▸ GIVEN REQUEST: Reproduce, character for character, the lines below from the first through the one with "ang10 = list(range(0, 361, 10))". Leave pictures out.

▸ DATA PROVIDED:

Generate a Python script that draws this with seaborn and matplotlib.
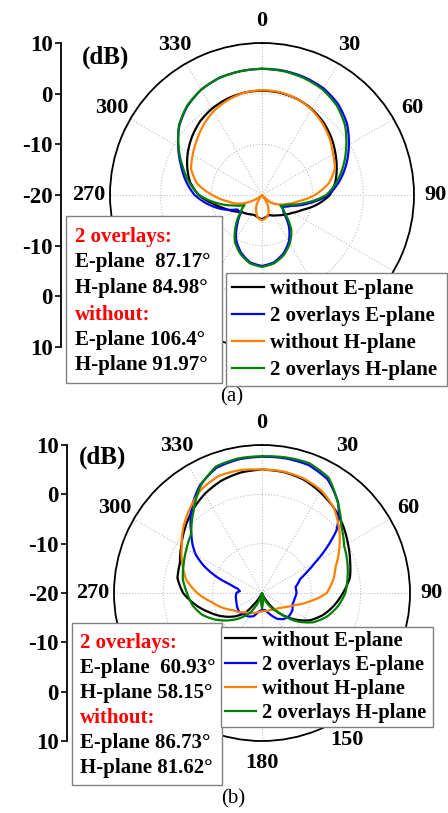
import numpy as np
import matplotlib
matplotlib.use("Agg")
import matplotlib.pyplot as plt
import seaborn as sns
from matplotlib.patches import Rectangle

# ---------------- data ----------------
theta_labels = ["0", "30", "60", "90", "120", "150", "180", "210", "240", "270", "300", "330"]
theta_ticks = [0, 30, 60, 90, 120, 150, 180, 210, 240, 270, 300, 330]
r_tick_pos = [30, 20, 10, 0, -10, -20, -30]
r_tick_labels = ["10", "0", "-10", "-20", "-10", "0", "10"]
series_names = ["without E-plane", "2 overlays E-plane", "without H-plane", "2 overlays H-plane"]
series_colors = ["#000000", "#0000ff", "#ff8000", "#008000"]

ang10 = list(range(0, 361, 10))

# panel (a)
a_black_ang = ang10
a_black_db = [0.6, 0.5, 0.2, -0.4, -1.2, -2.2, -3.3, -4.3, -5.3, -6.6, -9.0, -11.5, -13.0, -14.0, -14.8,
              -15.3, -15.8, -15.6, -15.2, -15.5, -15.8, -15.6, -15.2, -14.8, -13.6, -12.2, -10.2, -7.5,
              -5.6, -4.3, -3.1, -2.0, -1.0, -0.3, 0.2, 0.5, 0.6]
a_blue_ang = ang10
a_blue_db = [4.9, 4.9, 4.7, 4.3, 3.4, 1.9, -0.2, -2.3, -4.5, -6.9, -10.6, -13.8, -15.4, -14.4, -11.7,
             -9.4, -7.7, -6.5, -6.0, -6.5, -7.9, -9.8, -12.4, -14.6, -14.3, -11.8, -9.3, -6.7, -4.8,
             -3.0, -0.9, 1.3, 2.9, 4.0, 4.6, 4.8, 4.9]
a_orange_ang = [0, 10, 20, 30, 40, 50, 60, 70, 80, 90, 100, 110, 120, 130, 135, 140, 145, 150, 160, 170,
                180, 190, 200, 210, 215, 220, 225, 230, 235, 240, 250, 260, 270, 280, 290, 300, 310, 320,
                330, 340, 350, 360]
a_orange_db = [0.7, 0.6, 0.2, -0.5, -1.5, -2.6, -3.8, -4.7, -6.6, -9.6, -12.8, -14.8, -16.3, -17.6, -19.0,
               -20.0, -19.0, -17.8, -16.2, -15.4, -15.0, -15.4, -16.6, -18.0, -19.5, -20.0, -20.0, -19.5,
               -18.8, -17.5, -15.0, -13.0, -10.2, -7.0, -5.1, -4.2, -3.2, -2.0, -0.9, -0.1, 0.5, 0.7]
a_green_ang = ang10
a_green_db = [4.9, 4.8, 4.5, 4.0, 3.0, 1.4, -0.8, -2.9, -5.0, -7.3, -11.2, -14.5, -15.8, -13.9, -11.0,
              -9.0, -7.4, -6.3, -5.8, -6.3, -7.6, -9.3, -11.9, -14.3, -16.0, -14.0, -10.9, -7.6, -5.4,
              -3.3, -1.0, 1.4, 3.0, 4.0, 4.6, 4.8, 4.9]

# panel (b)
b_black_ang = [0, 10, 20, 30, 40, 50, 60, 70, 80, 90, 100, 110, 120, 130, 140, 150, 160, 170, 180, 190,
               200, 210, 215, 220, 230, 240, 250, 260, 270, 280, 290, 300, 310, 320, 330, 340, 350, 360]
b_black_db = [5.0, 4.9, 4.5, 3.6, 2.6, 1.4, 0.1, -1.0, -1.9, -3.6, -5.2, -6.9, -8.9, -11.8, -14.8, -18.2,
              -20.0, -20.0, -20.0, -20.0, -20.0, -19.0, -17.3, -14.8, -12.6, -10.6, -8.6, -6.3, -4.0, -2.6,
              -2.3, -1.1, 0.4, 1.9, 3.2, 4.2, 4.8, 5.0]
b_blue_ang = [0, 10, 20, 30, 40, 45, 50, 55, 60, 65, 70, 80, 90, 100, 110, 120, 130, 140, 150, 160, 170,
              180, 190, 200, 210, 220, 230, 240, 250, 260, 270, 275, 280, 285, 290, 295, 300, 305, 310,
              320, 330, 340, 350, 360]
b_blue_db = [7.6, 7.7, 7.6, 6.6, 4.0, 2.0, -0.3, -4.0, -7.5, -10.0, -11.8, -13.1, -13.0, -13.3, -13.4,
             -12.9, -12.8, -13.1, -14.0, -15.5, -16.5, -16.6, -16.2, -15.0, -14.5, -14.3, -14.0, -14.2,
             -14.5, -14.6, -14.8, -15.5, -15.0, -13.3, -10.0, -7.0, -4.5, -2.8, -1.3, 2.3, 5.2, 7.0, 7.5, 7.6]
b_orange_ang = ang10
b_orange_db = [5.0, 5.0, 4.7, 4.0, 2.6, 0.4, -1.9, -4.1, -5.4, -6.9, -10.2, -12.9, -14.4, -15.3, -15.8,
               -16.1, -16.2, -16.3, -16.3, -16.1, -15.7, -15.3, -14.9, -14.0, -13.1, -11.4, -9.6, -6.9,
               -4.4, -2.8, -1.2, 0.8, 2.6, 4.4, 5.3, 5.3, 5.0]
b_green_ang = [0, 10, 20, 30, 40, 50, 60, 70, 80, 90, 100, 110, 120, 130, 140, 150, 160, 170, 175, 180,
               185, 190, 200, 210, 220, 230, 240, 250, 260, 270, 280, 290, 300, 310, 320, 330, 340, 350, 360]
b_green_db = [7.7, 7.9, 8.0, 7.0, 3.9, 1.0, -0.8, -1.6, -2.4, -3.1, -4.4, -6.0, -8.1, -11.2, -15.0, -17.0,
              -19.0, -20.0, -18.0, -16.9, -18.0, -20.0, -18.8, -15.6, -13.5, -11.4, -9.2, -7.1, -5.7, -4.8,
              -3.7, -3.1, -2.3, -1.3, 1.6, 5.0, 7.3, 7.7, 7.7]

a_box_lines = ["2 overlays:", "E-plane  87.17°", "H-plane 84.98°", "without:", "E-plane 106.4°", "H-plane 91.97°"]
b_box_lines = ["2 overlays:", "E-plane  60.93°", "H-plane 58.15°", "without:", "E-plane 86.73°", "H-plane 81.62°"]
box_colors = ["#ff0000", "#000000", "#000000", "#ff0000", "#000000", "#000000"]

panel_a = [(a_black_ang, a_black_db), (a_blue_ang, a_blue_db), (a_orange_ang, a_orange_db), (a_green_ang, a_green_db)]
panel_b = [(b_black_ang, b_black_db), (b_blue_ang, b_blue_db), (b_orange_ang, b_orange_db), (b_green_ang, b_green_db)]

# ---------------- figure ----------------
plt.rcParams["font.family"] = ["Liberation Serif", "DejaVu Serif"]
W, H = 448, 813
fig = plt.figure(figsize=(W / 100, H / 100), dpi=100)
fig.patch.set_facecolor("white")


def fx(px):
    return px / W


def fy(py):
    return 1 - py / H


FONT = dict(family=["Liberation Serif", "DejaVu Serif"], weight="bold")


def make_panel(cx, cy, rad, series, lin_x, dB_xy, legend_box, leg_size, leg_space, leg_pad, text_box,
               text_x, text_ys, lines, caption_xy, caption):
    ax = fig.add_axes([fx(cx - rad), fy(cy + rad), 2 * rad / W, 2 * rad / H], projection="polar")
    ax.set_theta_zero_location("N")
    ax.set_theta_direction(-1)
    for (ang, db), name, col in zip(series, series_names, series_colors):
        sns.lineplot(x=np.deg2rad(ang), y=db, ax=ax, sort=False, estimator=None,
                     color=col, lw=1.6, label=name, legend=False)
    # draw segments as smooth polar arcs/spirals rather than chords
    for ln in ax.lines:
        ln.get_path()._interpolation_steps = 12
    ax.set_rlim(-20, 10)
    ax.set_rticks([-10, 0, 10])
    ax.set_yticklabels([])
    ax.set_thetagrids(theta_ticks, labels=theta_labels)
    ax.set_xlabel("")
    ax.set_ylabel("")
    for lab in ax.get_xticklabels():
        lab.set_fontsize(16)
        lab.set_fontweight("bold")
    ax.tick_params(axis="x", pad=8.5, direction="in", length=5, width=1, colors="black")
    ax.grid(True, color="#c0c0c0", linestyle=":", linewidth=0.8)
    ax.spines["polar"].set_linewidth(1.3)
    ax.spines["polar"].set_color("black")

    # linear dB axis on the left
    lax = fig.add_axes([fx(lin_x), fy(cy + rad), 1 / W, 2 * rad / H])
    lax.set_facecolor("none")
    for s in ["top", "right", "bottom"]:
        lax.spines[s].set_visible(False)
    lax.spines["left"].set_linewidth(1.3)
    lax.set_ylim(-30, 30)
    lax.set_xticks([])
    lax.set_yticks(r_tick_pos)
    lax.set_yticklabels(r_tick_labels)
    lax.tick_params(axis="y", direction="out", length=4, width=1.2, pad=2)
    for lab in lax.get_yticklabels():
        lab.set_fontsize(16.5)
        lab.set_fontweight("bold")

    fig.text(fx(dB_xy[0]), fy(dB_xy[1]), "(dB)", ha="center", va="center", fontsize=18, **FONT)

    # legend (frame stretched to the reference box width)
    lx0, ly0, lx1 = legend_box
    handles, labels = ax.get_legend_handles_labels()
    leg = fig.legend(handles, labels, loc="upper left",
                     bbox_to_anchor=(fx(lx0), fy(ly0), (lx1 - lx0) / W, 0.0001), mode="expand",
                     frameon=True, fancybox=False, framealpha=1, edgecolor="#808080",
                     prop=dict(family=["Liberation Serif"], weight="bold", size=leg_size),
                     handlelength=1.5, handletextpad=0.3, labelspacing=leg_space, borderaxespad=0,
                     borderpad=leg_pad)
    leg.get_frame().set_linewidth(1.0)
    leg.set_zorder(10)

    # text box
    x0, y0, x1, y1 = text_box
    rect = Rectangle((fx(x0), fy(y1)), (x1 - x0) / W, (y1 - y0) / H, transform=fig.transFigure,
                     facecolor="white", edgecolor="#808080", lw=1.0, zorder=10)
    fig.add_artist(rect)
    for yy, s, c in zip(text_ys, lines, box_colors):
        t = fig.text(fx(text_x), fy(yy), s, ha="left", va="center", fontsize=15, color=c, **FONT)
        t.set_zorder(11)

    fig.text(fx(caption_xy[0]), fy(caption_xy[1]), caption, ha="center", va="center", fontsize=15,
             family=["Liberation Serif"])
    return ax


make_panel(262, 195, 152, panel_a, 61, (106, 57), (226, 273, 447), 15, 0.33, 0.3, (66, 216, 222, 383), 75,
           [237, 262, 288, 315, 340, 365], a_box_lines, (232, 397), "(a)")
make_panel(262, 593, 148, panel_b, 67, (103, 457), (221, 627, 433), 14.8, 0.2, 0.18, (72, 623, 222, 785), 80,
           [643, 668, 693, 718, 743, 768], b_box_lines, (233, 799), "(b)")

fig.savefig("out.png", dpi=100, facecolor="white")
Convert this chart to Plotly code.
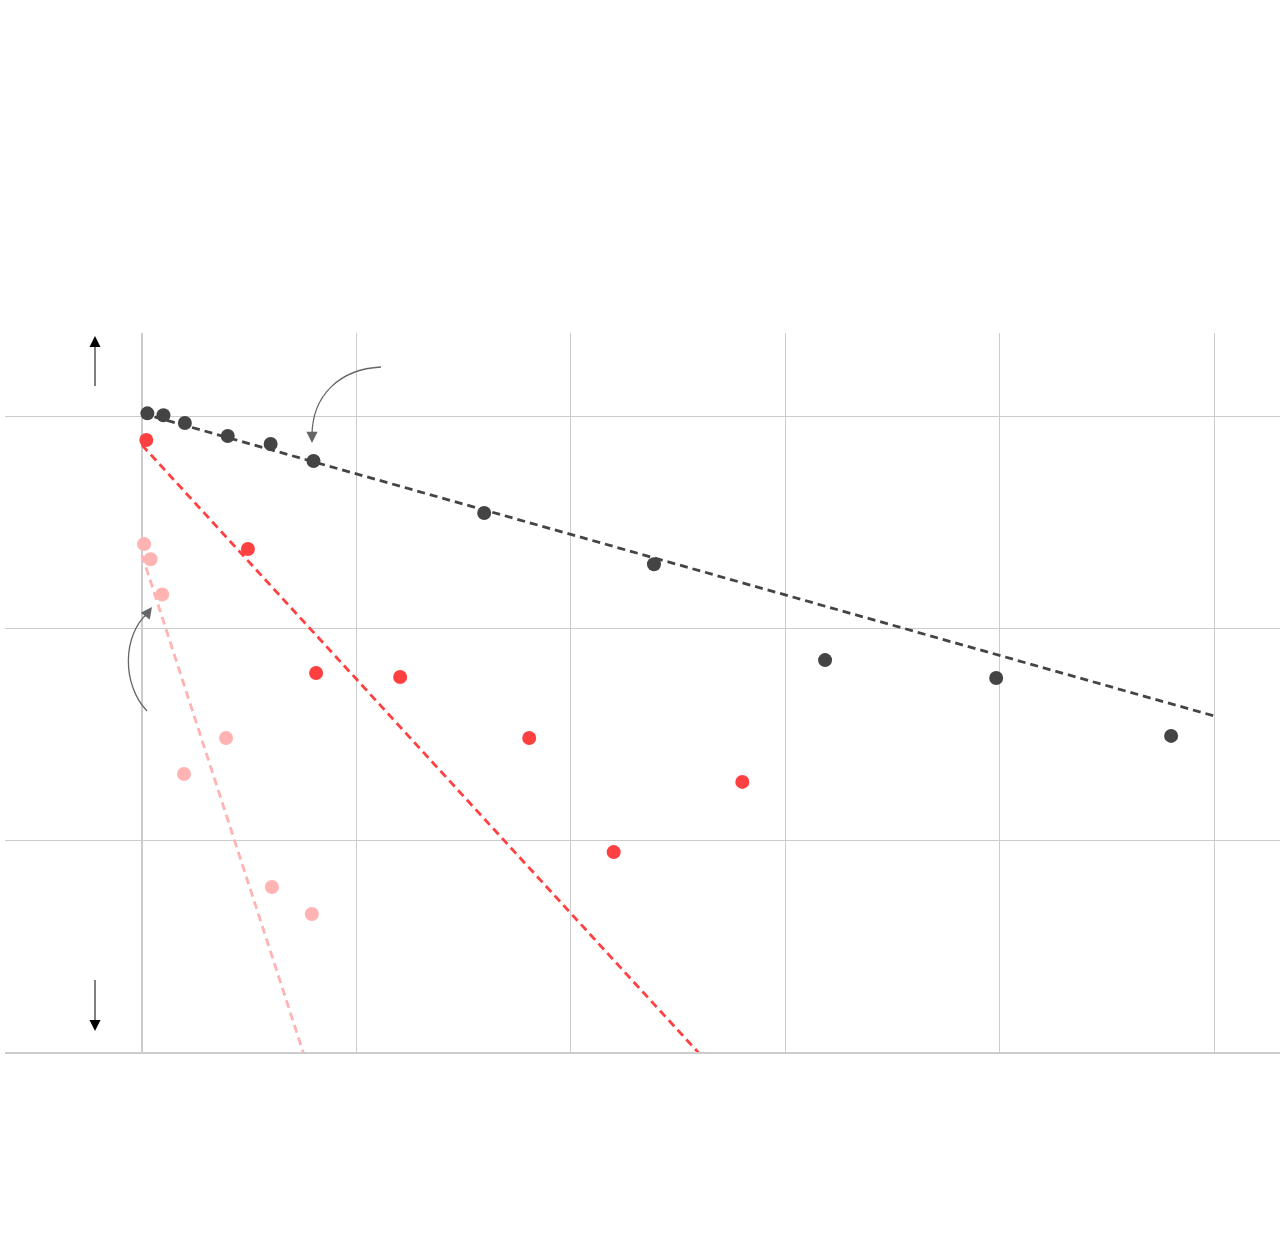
import plotly.graph_objects as go

# ---- data ----
dark_x = [0.125, 0.5, 1, 2, 3, 4, 7.98, 11.94, 15.93, 19.92, 24]
dark_y = [103, 101, 92.7, 80.5, 73.8, 61.4, 34.9, 20.0, 7.06, 5.81, 3.10]

red_x = [0.1, 2.47, 4.06, 6.02, 9.03, 11, 14]
red_y = [77.1, 23.6, 6.14, 5.88, 3.03, 0.877, 1.88]

pink_x = [0.05, 0.2, 0.47, 0.98, 1.96, 3.03, 3.96]
pink_y = [24.9, 21.1, 14.4, 2.05, 3.03, 0.60, 0.448]

# fitted trend lines (end points)
dark_fit_x = [0, 25]
dark_fit_y = [103, 3.85]
red_fit_x = [0, 14]
red_fit_y = [73, 0.059]
pink_fit_x = [0, 4]
pink_fit_y = [22.1, 0.0705]

DARK = "#444444"
RED = "#ff4040"
PINK = "#ffb3b3"
GRID = "#cccccc"

W, H = 1280, 1234
L, R, T, B = 5, 0, 333, 182
PW, PH = W - L - R, H - T - B


def px(x):
    return (x - L) / PW


def py(y):
    return (H - B - y) / PH


fig = go.Figure()

for fx, fy, c in [(pink_fit_x, pink_fit_y, PINK), (red_fit_x, red_fit_y, RED), (dark_fit_x, dark_fit_y, DARK)]:
    fig.add_trace(go.Scatter(x=fx, y=fy, mode="lines",
                             line=dict(color=c, width=2.8, dash="8px,5px"),
                             hoverinfo="skip", showlegend=False))

for xs, ys, c in [(pink_x, pink_y, PINK), (red_x, red_y, RED), (dark_x, dark_y, DARK)]:
    fig.add_trace(go.Scatter(x=xs, y=ys, mode="markers",
                             marker=dict(color=c, size=14, line=dict(width=0)),
                             showlegend=False))

shapes = []
# vertical arrows (shafts)
shapes.append(dict(type="line", xref="paper", yref="paper",
                   x0=px(95), x1=px(95), y0=py(386), y1=py(344),
                   line=dict(color="#808080", width=2)))
shapes.append(dict(type="line", xref="paper", yref="paper",
                   x0=px(95), x1=px(95), y0=py(980), y1=py(1022),
                   line=dict(color="#808080", width=2)))


def path_cubic(p0, c1, c2, p1):
    return "M {} {} C {} {}, {} {}, {} {}".format(
        px(p0[0]), py(p0[1]), px(c1[0]), py(c1[1]),
        px(c2[0]), py(c2[1]), px(p1[0]), py(p1[1]))


shapes.append(dict(type="path", xref="paper", yref="paper",
                   path=path_cubic((381, 367), (340, 369), (312, 395), (312, 436)),
                   line=dict(color="#666666", width=1.3)))
shapes.append(dict(type="path", xref="paper", yref="paper",
                   path=path_cubic((147, 711), (122, 685), (122, 635), (148, 613)),
                   line=dict(color="#666666", width=1.3)))

annotations = [
    dict(xref="paper", yref="paper", x=px(95), y=py(336), ax=0, ay=9,
         text="", showarrow=True, arrowhead=2, arrowsize=1.1, arrowwidth=2,
         arrowcolor="#000000", standoff=0),
    dict(xref="paper", yref="paper", x=px(95), y=py(1031), ax=0, ay=-9,
         text="", showarrow=True, arrowhead=2, arrowsize=1.1, arrowwidth=2,
         arrowcolor="#000000", standoff=0),
    dict(xref="paper", yref="paper", x=px(312), y=py(443), ax=0, ay=-9,
         text="", showarrow=True, arrowhead=2, arrowsize=1.5, arrowwidth=1.5,
         arrowcolor="#666666", standoff=0),
    dict(xref="paper", yref="paper", x=px(152), y=py(607), ax=-6, ay=8,
         text="", showarrow=True, arrowhead=2, arrowsize=1.5, arrowwidth=1.5,
         arrowcolor="#666666", standoff=0),
]

fig.update_layout(
    width=W, height=H,
    margin=dict(l=L, r=R, t=T, b=B, pad=0),
    paper_bgcolor="white", plot_bgcolor="white",
    showlegend=False,
    shapes=shapes, annotations=annotations,
    xaxis=dict(range=[-137 / 42.88, 1138 / 42.88], dtick=5, tick0=0,
               showgrid=True, gridcolor=GRID, gridwidth=1,
               zeroline=True, zerolinecolor=GRID, zerolinewidth=2,
               showline=True, linecolor=GRID, linewidth=2,
               showticklabels=False, ticks=""),
    yaxis=dict(type="log", range=[-1, 2.392], dtick=1,
               showgrid=True, gridcolor=GRID, gridwidth=1,
               zeroline=False, showline=False,
               showticklabels=False, ticks=""),
)

fig.write_html("out.html", config={"displayModeBar": False},
               post_script="document.body.style.margin='0';document.body.style.overflow='hidden';")
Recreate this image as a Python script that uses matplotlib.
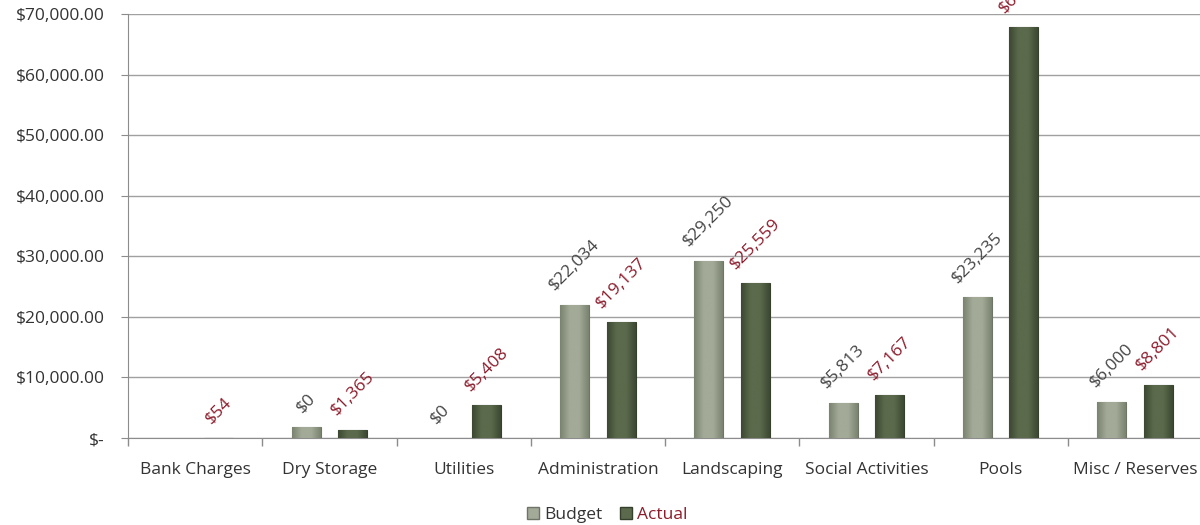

▸ WRITTEN ANSWER:
Generate a Python script that draws this with seaborn and matplotlib.
import numpy as np
import matplotlib
matplotlib.use("Agg")
import matplotlib.pyplot as plt
import seaborn as sns
from matplotlib.patches import Rectangle

# ---------------- data ----------------
theta_labels = ["0", "30", "60", "90", "120", "150", "180", "210", "240", "270", "300", "330"]
theta_ticks = [0, 30, 60, 90, 120, 150, 180, 210, 240, 270, 300, 330]
r_tick_pos = [30, 20, 10, 0, -10, -20, -30]
r_tick_labels = ["10", "0", "-10", "-20", "-10", "0", "10"]
series_names = ["without E-plane", "2 overlays E-plane", "without H-plane", "2 overlays H-plane"]
series_colors = ["#000000", "#0000ff", "#ff8000", "#008000"]

ang10 = list(range(0, 361, 10))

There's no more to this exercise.